Total for Unopposed Judicial Titling: 6–12 months. Administrative Titling: 3–6 months, faster under free patent programs. Contested Cases: 1–5 years, with appeals possible to the Court of Appeals or Supreme Court. Transfers/Subsequent Titling: 1–3 months, as no court involvement.
Delays often stem from incomplete documents, backlogs at DENR/LRA, or natural disasters affecting records. Expedited processing is available for priority projects under executive orders.
Challenges and Legal Considerations
Common pitfalls include overlapping claims leading to cancellations under Section 91 of PD 1529, or void titles due to fraud (punishable under the Revised Penal Code). Applicants must ensure land is alienable and disposable (per DENR certification). Indigenous peoples' rights under IPRA (RA 8371) may require Free and Prior Informed Consent.

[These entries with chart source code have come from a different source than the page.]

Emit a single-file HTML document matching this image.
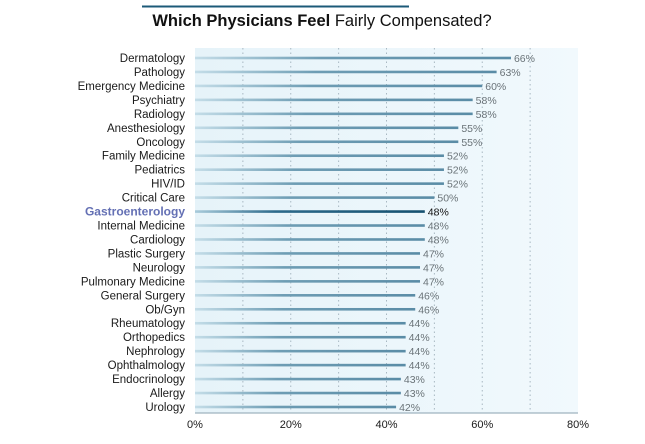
<!DOCTYPE html>
<html><head><meta charset="utf-8"><style>
body{margin:0;background:#fff;width:645px;height:439px;overflow:hidden;font-family:"Liberation Sans",sans-serif}
</style></head><body>
<svg width="645" height="439" xmlns="http://www.w3.org/2000/svg">
<defs>
<linearGradient id="bg" x1="0" x2="1" y1="0" y2="0"><stop offset="0" stop-color="#e6f3f9"/><stop offset="1" stop-color="#f1f9fd"/></linearGradient>
<linearGradient id="bar" x1="0" x2="1" y1="0" y2="0"><stop offset="0" stop-color="#c4dde8"/><stop offset="0.4" stop-color="#6e9db4"/><stop offset="1" stop-color="#5a8ca6"/></linearGradient>
<linearGradient id="barH" x1="0" x2="1" y1="0" y2="0"><stop offset="0" stop-color="#a9cbdb"/><stop offset="0.35" stop-color="#2d6a8b"/><stop offset="1" stop-color="#15506f"/></linearGradient>
</defs>
<line x1="142" y1="6.5" x2="409" y2="6.5" stroke="#1c5a78" stroke-width="2"/>
<text x="322" y="26" text-anchor="middle" font-size="16.5" fill="#111"><tspan font-weight="bold">Which Physicians Feel</tspan> Fairly Compensated?</text>
<rect x="195" y="48" width="383" height="365" fill="url(#bg)"/>
<g id="grid"></g><g id="bars"></g><g id="labels"></g>
<line x1="195" y1="413" x2="578" y2="413" stroke="#9fb3bf" stroke-width="1.2"/>
<g id="ticks"></g>
</svg>
<script>
const categories=["Dermatology","Pathology","Emergency Medicine","Psychiatry","Radiology","Anesthesiology","Oncology","Family Medicine","Pediatrics","HIV/ID","Critical Care","Gastroenterology","Internal Medicine","Cardiology","Plastic Surgery","Neurology","Pulmonary Medicine","General Surgery","Ob/Gyn","Rheumatology","Orthopedics","Nephrology","Ophthalmology","Endocrinology","Allergy","Urology"];
const values=[66,63,60,58,58,55,55,52,52,52,50,48,48,48,47,47,47,46,46,44,44,44,44,43,43,42];
const tickValues=[0,20,40,60,80];
const tickLabels=["0%","20%","40%","60%","80%"];
const highlight="Gastroenterology";
const NS="http://www.w3.org/2000/svg";
const x=v=>195+v*383/80;
const y=i=>58+i*13.96;
function mk(t,a,p){const e=document.createElementNS(NS,t);for(const k in a)e.setAttribute(k,a[k]);document.getElementById(p).appendChild(e);return e;}
for(let g=10;g<80;g+=10){const l=mk("line",{x1:x(g),x2:x(g),y1:48,y2:413,stroke:"#a8b8c2","stroke-width":1,"stroke-dasharray":"1.5,3"},"grid");

}
categories.forEach((c,i)=>{const h=c===highlight;
const b=mk("rect",{x:195,y:y(i)-1.3,width:x(values[i])-195,height:2.6,fill:h?"url(#barH)":"url(#bar)"},"bars");


const t=mk("text",{x:185,y:y(i)+4,"text-anchor":"end","font-size":h?"12":"11.5",fill:h?"#6470b4":"#1a1a1a","font-weight":h?"bold":"normal"},"labels");t.textContent=c;


const v=mk("text",{x:x(values[i])+3,y:y(i)+4,"font-size":"10.5",fill:h?"#111":"#6a7378"},"labels");v.textContent=values[i]+"%";

});
tickValues.forEach((t,i)=>{const e=mk("text",{x:x(t),y:428,"text-anchor":"middle","font-size":"11",fill:"#1a1a1a"},"ticks");e.textContent=tickLabels[i];

});
</script>
</body></html>
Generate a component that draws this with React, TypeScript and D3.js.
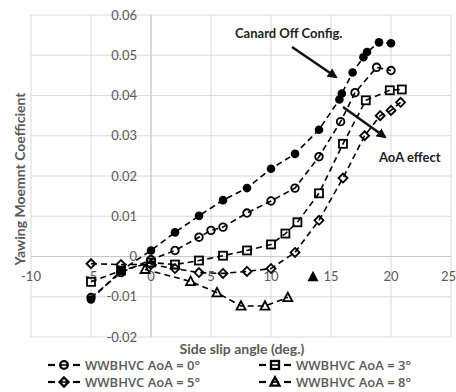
import * as React from "react";
import * as d3 from "d3";

// side slip (deg) / yawing moment coefficient
const canardOff: [number, number][] = [
  [-5, -0.0107], [-2.5, -0.0035], [0, 0.0015], [2, 0.006], [4, 0.0101],
  [6, 0.014], [8, 0.017], [10, 0.0218], [12, 0.0255], [14, 0.0315],
  [15.7, 0.039], [15.9, 0.0405], [16.8, 0.0457], [17.7, 0.0495],
  [18, 0.0508], [19, 0.0532], [20, 0.053],
];
const aoa0: [number, number][] = [
  [-5, -0.0102], [-2.5, -0.004], [0, -0.0008], [2, 0.0015], [4, 0.0048],
  [5, 0.0065], [6, 0.0073], [8, 0.0108], [10, 0.0138], [12, 0.017],
  [14, 0.0248], [15.8, 0.0335], [17, 0.0407], [18.8, 0.047], [20, 0.0462],
];
const aoa3: [number, number][] = [
  [-5, -0.0063], [-2.5, -0.0035], [0, -0.0015], [2, -0.002], [4, -0.001],
  [6, 0.0002], [8, 0.0015], [10, 0.003], [11.2, 0.0057], [12.2, 0.0085],
  [14, 0.0157], [16, 0.028], [17.9, 0.0388], [19.9, 0.0413], [20.9, 0.0415],
];
const aoa5: [number, number][] = [
  [-5, -0.0018], [-2.5, -0.002], [0, -0.002], [2, -0.003], [4, -0.004],
  [6, -0.0042], [8, -0.0037], [10, -0.003], [12, 0.001], [14, 0.009],
  [16, 0.0195], [17.8, 0.03], [19.1, 0.035], [20, 0.0363], [20.8, 0.0383],
];
const aoa8: [number, number][] = [
  [-0.5, -0.0032], [3.3, -0.0062], [5.5, -0.009], [7.5, -0.0123],
  [9.5, -0.0123], [11.4, -0.0102],
];
const lonePoint: [number, number][] = [[13.5, -0.005]];

const xTicks = [-10, -5, 0, 5, 10, 15, 20, 25];
const yTicks = [-0.02, -0.01, 0, 0.01, 0.02, 0.03, 0.04, 0.05, 0.06];

const legendNames = [
  "WWBHVC AoA = 0°",
  "WWBHVC AoA = 3°",
  "WWBHVC AoA = 5°",
  "WWBHVC AoA = 8°",
];

const W = 456;
const H = 392;
const grey = "#595959";
const font = "Lato, 'Open Sans', sans-serif";
const legendFont = "'Open Sans', Lato, sans-serif";

function drawMarker(g, shape, x, y, sw = 1.8) {
  const s = g.append("g").attr("transform", `translate(${x},${y})`);
  const common = (el) =>
    el.attr("fill", "none").attr("stroke", "#000").attr("stroke-width", sw);
  if (shape === "filled") {
    s.append("circle").attr("r", 4.3).attr("fill", "#000");
  } else if (shape === "circle") {
    common(s.append("circle").attr("r", 3.8));
  } else if (shape === "square") {
    common(s.append("rect").attr("x", -4).attr("y", -4).attr("width", 8).attr("height", 8));
  } else if (shape === "diamond") {
    common(s.append("path").attr("d", "M0,-4.5L4.5,0L0,4.5L-4.5,0Z"));
  } else if (shape === "triangle") {
    common(s.append("path").attr("d", "M0,-4.8L4.5,3.6L-4.5,3.6Z"));
  } else if (shape === "filledTriangle") {
    s.append("path").attr("d", "M0,-6L5.5,4.5L-5.5,4.5Z").attr("fill", "#000");
  }
}

export default function App() {
  const ref = React.useRef(null);

  React.useEffect(() => {
    const svg = d3.select(ref.current);
    svg.selectAll("*").remove();

    const x = d3.scaleLinear().domain([-10, 25]).range([31, 451]);
    const y = d3.scaleLinear().domain([-0.02, 0.06]).range([337, 15]);

    const defs = svg.append("defs");
    defs
      .append("marker")
      .attr("id", "arrow")
      .attr("viewBox", "0 0 10 10")
      .attr("refX", 8)
      .attr("refY", 5)
      .attr("markerWidth", 4)
      .attr("markerHeight", 4)
      .attr("orient", "auto")
      .append("path")
      .attr("d", "M0,0L10,5L0,10Z")
      .attr("fill", "#111");

    // grid
    const grid = svg.append("g");
    grid
      .selectAll(".vx")
      .data(xTicks)
      .enter()
      .append("line")
      .attr("x1", (d) => x(d))
      .attr("x2", (d) => x(d))
      .attr("y1", y(-0.02))
      .attr("y2", y(0.06))
      .attr("stroke", "#d9d9d9");
    grid
      .selectAll(".hy")
      .data(yTicks)
      .enter()
      .append("line")
      .attr("x1", x(-10))
      .attr("x2", x(25))
      .attr("y1", (d) => y(d))
      .attr("y2", (d) => y(d))
      .attr("stroke", "#d9d9d9");
    grid
      .append("line")
      .attr("x1", x(0)).attr("x2", x(0))
      .attr("y1", y(-0.02)).attr("y2", y(0.06))
      .attr("stroke", "#c8c8c8");
    grid
      .append("line")
      .attr("x1", x(-10)).attr("x2", x(25))
      .attr("y1", y(0)).attr("y2", y(0))
      .attr("stroke", "#c8c8c8");

    // tick labels, axes cross at zero
    svg
      .append("g")
      .selectAll("text")
      .data(yTicks)
      .enter()
      .append("text")
      .attr("x", x(0) - 14)
      .attr("y", (d) => y(d))
      .attr("dy", "0.35em")
      .attr("text-anchor", "end")
      .attr("font-family", font)
      .attr("font-size", 13)
      .attr("fill", grey)
      .text((d) => (d === 0 ? "0" : d.toFixed(2)));
    svg
      .append("g")
      .selectAll("text")
      .data(xTicks)
      .enter()
      .append("text")
      .attr("x", (d) => (d === 25 ? W : x(d)))
      .attr("y", y(0) + 20)
      .attr("dy", "0.35em")
      .attr("text-anchor", (d) => (d === 25 ? "end" : "middle"))
      .attr("font-family", font)
      .attr("font-size", 13)
      .attr("fill", grey)
      .text((d) => d);

    // series
    const line = d3
      .line()
      .x((d) => x(d[0]))
      .y((d) => y(d[1]));
    const series = [
      { data: canardOff, shape: "filled" },
      { data: aoa0, shape: "circle" },
      { data: aoa3, shape: "square" },
      { data: aoa5, shape: "diamond" },
      { data: aoa8, shape: "triangle" },
    ];
    series.forEach((s) => {
      svg
        .append("path")
        .attr("d", line(s.data))
        .attr("fill", "none")
        .attr("stroke", "#000")
        .attr("stroke-width", 1.6)
        .attr("stroke-dasharray", "6,4");
    });
    series.forEach((s) => {
      const g = svg.append("g");
      s.data.forEach((d) => drawMarker(g, s.shape, x(d[0]), y(d[1])));
    });
    lonePoint.forEach((d) => drawMarker(svg, "filledTriangle", x(d[0]), y(d[1])));

    // annotations
    const ann = svg.append("g").attr("font-family", font).attr("font-weight", 700)
      .attr("font-size", 13).attr("fill", "#222");
    ann.append("text").attr("x", 235).attr("y", 38).text("Canard Off Config.");
    ann.append("text").attr("x", 379).attr("y", 162).text("AoA effect");
    svg
      .append("line")
      .attr("x1", 292).attr("y1", 47).attr("x2", 336).attr("y2", 77)
      .attr("stroke", "#111").attr("stroke-width", 2.5)
      .attr("marker-end", "url(#arrow)");
    svg
      .append("line")
      .attr("x1", 343).attr("y1", 107).attr("x2", 385).attr("y2", 137)
      .attr("stroke", "#111").attr("stroke-width", 2.5)
      .attr("marker-end", "url(#arrow)");

    // axis titles
    svg
      .append("text")
      .attr("transform", `translate(25,${(y(-0.02) + y(0.06)) / 2 + 3}) rotate(-90)`)
      .attr("text-anchor", "middle")
      .attr("font-family", font)
      .attr("font-weight", 700)
      .attr("font-size", 14)
      .attr("fill", grey)
      .text("Yawing Moemnt Coefficient");
    svg
      .append("text")
      .attr("x", (x(-10) + x(25)) / 2 + 1)
      .attr("y", 354)
      .attr("text-anchor", "middle")
      .attr("font-family", font)
      .attr("font-weight", 700)
      .attr("font-size", 14)
      .attr("fill", grey)
      .text("Side slip angle (deg.)");

    // legend
    const shapes = ["circle", "square", "diamond", "triangle"];
    const legend = svg.append("g");
    legendNames.forEach((name, i) => {
      const lx = i % 2 === 0 ? 48 : 259;
      const ly = i < 2 ? 365 : 382;
      [[lx, lx + 7], [lx + 25, lx + 32]].forEach(([a, b]) => {
        legend
          .append("line")
          .attr("x1", a).attr("x2", b)
          .attr("y1", ly).attr("y2", ly)
          .attr("stroke", "#000").attr("stroke-width", 2.2);
      });
      drawMarker(legend, shapes[i], lx + 16, ly, 2.3);
      legend
        .append("line")
        .attr("x1", lx + 12).attr("x2", lx + 20)
        .attr("y1", ly).attr("y2", ly)
        .attr("stroke", "#000").attr("stroke-width", 1.6);
      legend
        .append("text")
        .attr("x", lx + 37)
        .attr("y", ly)
        .attr("dy", "0.35em")
        .attr("font-family", legendFont)
        .attr("font-weight", 600)
        .attr("font-size", 13)
        .attr("fill", grey)
        .text(name);
    });
  }, []);

  return (
    <svg
      ref={ref}
      width={W}
      height={H}
      style={{ position: "absolute", left: 0, top: 0, background: "#fff" }}
    />
  );
}
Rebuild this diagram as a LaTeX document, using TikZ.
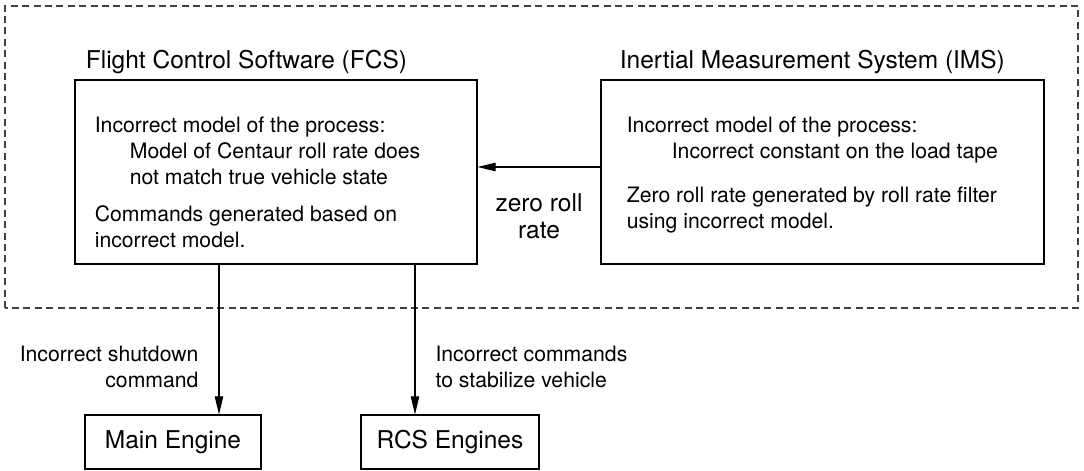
\documentclass[tikz,border=0pt]{standalone}
\usepackage{fontspec}
\setmainfont{TeX Gyre Heros}
\usetikzlibrary{arrows.meta,positioning,calc}
\newcommand{\titlesize}{\fontsize{12.25}{15}\selectfont}
\newcommand{\bodysize}{\fontsize{10.6}{13}\selectfont}
\tikzset{
  sysbox/.style={rectangle,draw,line width=0.55pt,minimum height=92pt,inner sep=0pt},
  engbox/.style={rectangle,draw,line width=0.55pt,minimum height=27pt,font=\titlesize},
  systitle/.style={inner sep=0pt,font=\titlesize},
  boxtext/.style={inner sep=0pt,align=left,font=\bodysize},
  elabel/.style={inner sep=0pt,font=\bodysize},
  arr/.style={-{Triangle[length=9pt,width=4.2pt]},line width=0.55pt},
  boundary/.style={draw=black!75,line width=0.6pt,dash pattern=on 3.5pt off 2.2pt},
}
\begin{document}
\begin{tikzpicture}[x=0.5pt,y=0.5pt]
  \useasboundingbox (0,0) rectangle (1084,471);

  % controller boundary
  \draw[boundary] (5,163) rectangle (1078,465);

  \node[sysbox,minimum width=201pt]   (FCS) at (276,299) {};
  \node[sysbox,minimum width=221.5pt] (IMS) at (822.5,299) {};
  \node[engbox,minimum width=88pt]    (ME)  at (173,29) {Main Engine};
  \node[engbox,minimum width=89pt]    (RCS) at (450,29) {RCS Engines};

  \node[systitle,anchor=base west] (FCStitle) at ([xshift=5.5pt,yshift=5.5pt]FCS.north west)
    {Flight Control Software (FCS)};
  \node[systitle,anchor=base west] (IMStitle) at ([xshift=9.5pt,yshift=5.5pt]IMS.north west)
    {Inertial Measurement System (IMS)};

  % base anchor sits on the last line
  \node[boxtext,anchor=base west] (FCStext) at ([xshift=10pt,yshift=8.5pt]FCS.south west)
    {Incorrect model of the process:\\
     \hspace*{17.5pt}Model of Centaur roll rate does\\
     \hspace*{17.5pt}not match true vehicle state\\[5.5pt]
     Commands generated based on\\
     incorrect model.};
  \node[boxtext,anchor=base west] (IMStext) at ([xshift=13pt,yshift=18pt]IMS.south west)
    {Incorrect model of the process:\\
     \hspace*{22.5pt}Incorrect constant on the load tape\\[9pt]
     Zero roll rate generated by roll rate filter\\
     using incorrect model.};

  \coordinate (MEin)  at ([xshift=23pt]ME.north);
  \coordinate (RCSin) at ([xshift=-17.5pt]RCS.north);

  \draw[arr] ([yshift=2.5pt]IMS.west) -- node[elabel,below=13pt,align=center,
      font=\fontsize{12.25}{13.5}\selectfont] (ZRR) {zero roll\\rate} ([yshift=2.5pt]FCS.east);
  \draw[arr] (MEin |- FCS.south) -- node[elabel,left=10pt,align=right,pos=0.685]
      {Incorrect shutdown\\command} (MEin);
  \draw[arr] (RCSin |- FCS.south) -- node[elabel,right=10pt,align=left,pos=0.685]
      {Incorrect commands\\to stabilize vehicle} (RCSin);
\end{tikzpicture}
\end{document}
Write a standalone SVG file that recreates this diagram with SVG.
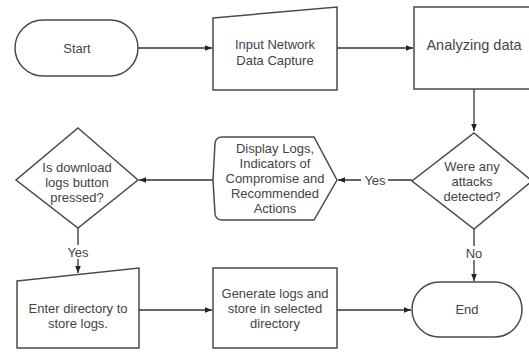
<svg xmlns="http://www.w3.org/2000/svg" width="529" height="352" viewBox="0 0 529 352">
<defs>
<style>
.s{fill:#fff;stroke:#4a4a4a;stroke-width:1.5}
.c{fill:none;stroke:#333;stroke-width:1.3}
.t{font-family:"Liberation Sans",Arial,sans-serif;font-size:13px;fill:#444;text-anchor:middle;dominant-baseline:central}
.lb{fill:#fff}
</style>
<marker id="a" viewBox="0 0 10 10" refX="10" refY="5" markerWidth="7" markerHeight="7" markerUnits="userSpaceOnUse" orient="auto">
<path d="M0,1 L10,5 L0,9 Z" fill="#222"/>
</marker>
</defs>
<rect width="529" height="352" fill="#fff"/>
<g id="connectors">
<line class="c" x1="138" y1="48" x2="212" y2="48" marker-end="url(#a)"/>
<line class="c" x1="337" y1="48" x2="413" y2="48" marker-end="url(#a)"/>
<line class="c" x1="474" y1="89" x2="474" y2="131" marker-end="url(#a)"/>
<line class="c" x1="412" y1="180" x2="338" y2="180" marker-end="url(#a)"/>
<rect class="lb" x="361" y="173" width="27" height="14"/>
<text class="t" x="375" y="180">Yes</text>
<line class="c" x1="213" y1="180" x2="139" y2="180" marker-end="url(#a)"/>
<line class="c" x1="78" y1="228" x2="78" y2="273" marker-end="url(#a)"/>
<rect class="lb" x="65" y="245" width="26" height="14"/>
<text class="t" x="78" y="252">Yes</text>
<line class="c" x1="474" y1="229" x2="474" y2="281" marker-end="url(#a)"/>
<rect class="lb" x="464" y="246" width="20" height="14"/>
<text class="t" x="474" y="253">No</text>
<line class="c" x1="139" y1="310" x2="212" y2="310" marker-end="url(#a)"/>
<line class="c" x1="337" y1="310" x2="411" y2="310" marker-end="url(#a)"/>
</g>
<g id="start">
<rect class="s" x="15" y="20" width="123" height="56" rx="28" ry="28"/>
<text class="t" x="77" y="48">Start</text>
</g>
<g id="input">
<path class="s" d="M213,18 L337,7 L337,90 L213,90 Z"/>
<text class="t" x="275" y="44">Input Network</text>
<text class="t" x="275" y="60">Data Capture</text>
</g>
<g id="analyze">
<rect class="s" x="414" y="7" width="120" height="82"/>
<text class="t" x="474" y="45" style="font-size:14.5px">Analyzing data</text>
</g>
<g id="attacks">
<path class="s" d="M474,133 L532,181 L474,229 L412,181 Z"/>
<text class="t" x="472" y="166">Were any</text>
<text class="t" x="472" y="181">attacks</text>
<text class="t" x="472" y="196">detected?</text>
</g>
<g id="display">
<path class="s" d="M222,137 L314,137 L337,180 L314,220 L222,220 Q216,220 215,214 L213,180 L215,143 Q216,137 222,137 Z"/>
<text class="t" x="275" y="148">Display Logs,</text>
<text class="t" x="275" y="163">Indicators of</text>
<text class="t" x="275" y="178">Compromise and</text>
<text class="t" x="275" y="193">Recommended</text>
<text class="t" x="275" y="208">Actions</text>
</g>
<g id="download">
<path class="s" d="M78,128 L138,180 L78,228 L16,180 Z"/>
<text class="t" x="77" y="167">Is download</text>
<text class="t" x="77" y="182">logs button</text>
<text class="t" x="77" y="197">pressed?</text>
</g>
<g id="enterdir">
<path class="s" d="M17,281 L139,268 L139,348 L17,348 Z"/>
<text class="t" x="78" y="308">Enter directory to</text>
<text class="t" x="78" y="323">store logs.</text>
</g>
<g id="generate">
<rect class="s" x="213" y="268" width="124" height="80"/>
<text class="t" x="275" y="293">Generate logs and</text>
<text class="t" x="275" y="308">store in selected</text>
<text class="t" x="275" y="323">directory</text>
</g>
<g id="end">
<rect class="s" x="412" y="282" width="110" height="55" rx="27.5" ry="27.5"/>
<text class="t" x="467" y="309">End</text>
</g>
</svg>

Reforms like the LRA's computerized system and e-titling initiatives aim to reduce timelines and costs. However, corruption and inefficiency persist, prompting calls for amendments.
Conclusion
Land titling in the Philippines, while essential for property rights, demands careful navigation of fees, steps, and timelines. Prospective applicants should consult legal experts and verify requirements with relevant agencies to avoid pitfalls. By securing a title, owners gain legal protection and economic opportunities, contributing to national land reform goals under laws like CARP (RA 6657). This process, though daunting, ultimately fortifies the foundation of property ownership in the archipelago.